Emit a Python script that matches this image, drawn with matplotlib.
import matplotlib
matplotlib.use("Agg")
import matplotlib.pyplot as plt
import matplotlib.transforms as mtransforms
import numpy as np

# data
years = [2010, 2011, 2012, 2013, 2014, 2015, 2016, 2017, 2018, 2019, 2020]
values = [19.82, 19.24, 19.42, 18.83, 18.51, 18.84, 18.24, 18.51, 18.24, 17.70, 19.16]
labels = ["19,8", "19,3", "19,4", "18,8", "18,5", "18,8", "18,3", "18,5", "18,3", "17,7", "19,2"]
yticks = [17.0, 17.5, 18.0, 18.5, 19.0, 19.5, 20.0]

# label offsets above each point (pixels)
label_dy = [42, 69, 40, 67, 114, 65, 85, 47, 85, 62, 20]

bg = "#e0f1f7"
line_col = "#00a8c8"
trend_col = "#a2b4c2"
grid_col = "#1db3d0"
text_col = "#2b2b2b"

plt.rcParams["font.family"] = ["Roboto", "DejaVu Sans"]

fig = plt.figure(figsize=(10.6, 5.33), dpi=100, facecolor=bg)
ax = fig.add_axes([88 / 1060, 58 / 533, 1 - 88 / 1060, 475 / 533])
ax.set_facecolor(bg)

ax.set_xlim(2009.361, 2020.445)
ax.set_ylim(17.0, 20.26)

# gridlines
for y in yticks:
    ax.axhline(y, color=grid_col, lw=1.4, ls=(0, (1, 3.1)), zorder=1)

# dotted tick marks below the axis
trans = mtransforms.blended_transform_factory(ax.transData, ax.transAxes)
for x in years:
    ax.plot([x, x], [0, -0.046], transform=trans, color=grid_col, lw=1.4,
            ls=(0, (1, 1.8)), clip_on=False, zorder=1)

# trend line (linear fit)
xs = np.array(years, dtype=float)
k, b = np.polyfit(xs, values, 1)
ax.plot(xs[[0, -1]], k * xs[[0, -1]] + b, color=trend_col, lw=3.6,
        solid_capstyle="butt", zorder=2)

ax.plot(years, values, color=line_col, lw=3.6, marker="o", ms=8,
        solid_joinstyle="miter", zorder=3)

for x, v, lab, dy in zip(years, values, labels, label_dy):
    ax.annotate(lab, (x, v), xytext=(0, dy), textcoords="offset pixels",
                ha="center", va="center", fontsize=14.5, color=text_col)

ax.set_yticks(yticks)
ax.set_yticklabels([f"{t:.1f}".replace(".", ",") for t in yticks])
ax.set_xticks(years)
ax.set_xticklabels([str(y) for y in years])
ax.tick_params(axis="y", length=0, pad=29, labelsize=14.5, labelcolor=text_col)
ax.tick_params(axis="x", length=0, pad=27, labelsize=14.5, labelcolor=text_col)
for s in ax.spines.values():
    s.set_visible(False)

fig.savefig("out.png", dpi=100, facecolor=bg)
• • • • • • •
* AIM *
Copy out the material word for word and line for line.

* SOLUTION TO THE PROBLEM *
Emit a Python script that matches this image, drawn with matplotlib.
import matplotlib
matplotlib.use("Agg")
import matplotlib.pyplot as plt
import matplotlib.transforms as mtransforms
import numpy as np

# data
years = [2010, 2011, 2012, 2013, 2014, 2015, 2016, 2017, 2018, 2019, 2020]
values = [19.82, 19.24, 19.42, 18.83, 18.51, 18.84, 18.24, 18.51, 18.24, 17.70, 19.16]
labels = ["19,8", "19,3", "19,4", "18,8", "18,5", "18,8", "18,3", "18,5", "18,3", "17,7", "19,2"]
yticks = [17.0, 17.5, 18.0, 18.5, 19.0, 19.5, 20.0]

# label offsets above each point (pixels)
label_dy = [42, 69, 40, 67, 114, 65, 85, 47, 85, 62, 20]

bg = "#e0f1f7"
line_col = "#00a8c8"
trend_col = "#a2b4c2"
grid_col = "#1db3d0"
text_col = "#2b2b2b"

plt.rcParams["font.family"] = ["Roboto", "DejaVu Sans"]

fig = plt.figure(figsize=(10.6, 5.33), dpi=100, facecolor=bg)
ax = fig.add_axes([88 / 1060, 58 / 533, 1 - 88 / 1060, 475 / 533])
ax.set_facecolor(bg)

ax.set_xlim(2009.361, 2020.445)
ax.set_ylim(17.0, 20.26)

# gridlines
for y in yticks:
    ax.axhline(y, color=grid_col, lw=1.4, ls=(0, (1, 3.1)), zorder=1)

# dotted tick marks below the axis
trans = mtransforms.blended_transform_factory(ax.transData, ax.transAxes)
for x in years:
    ax.plot([x, x], [0, -0.046], transform=trans, color=grid_col, lw=1.4,
            ls=(0, (1, 1.8)), clip_on=False, zorder=1)

# trend line (linear fit)
xs = np.array(years, dtype=float)
k, b = np.polyfit(xs, values, 1)
ax.plot(xs[[0, -1]], k * xs[[0, -1]] + b, color=trend_col, lw=3.6,
        solid_capstyle="butt", zorder=2)

ax.plot(years, values, color=line_col, lw=3.6, marker="o", ms=8,
        solid_joinstyle="miter", zorder=3)

for x, v, lab, dy in zip(years, values, labels, label_dy):
    ax.annotate(lab, (x, v), xytext=(0, dy), textcoords="offset pixels",
                ha="center", va="center", fontsize=14.5, color=text_col)

ax.set_yticks(yticks)
ax.set_yticklabels([f"{t:.1f}".replace(".", ",") for t in yticks])
ax.set_xticks(years)
ax.set_xticklabels([str(y) for y in years])
ax.tick_params(axis="y", length=0, pad=29, labelsize=14.5, labelcolor=text_col)
ax.tick_params(axis="x", length=0, pad=27, labelsize=14.5, labelcolor=text_col)
for s in ax.spines.values():
    s.set_visible(False)

fig.savefig("out.png", dpi=100, facecolor=bg)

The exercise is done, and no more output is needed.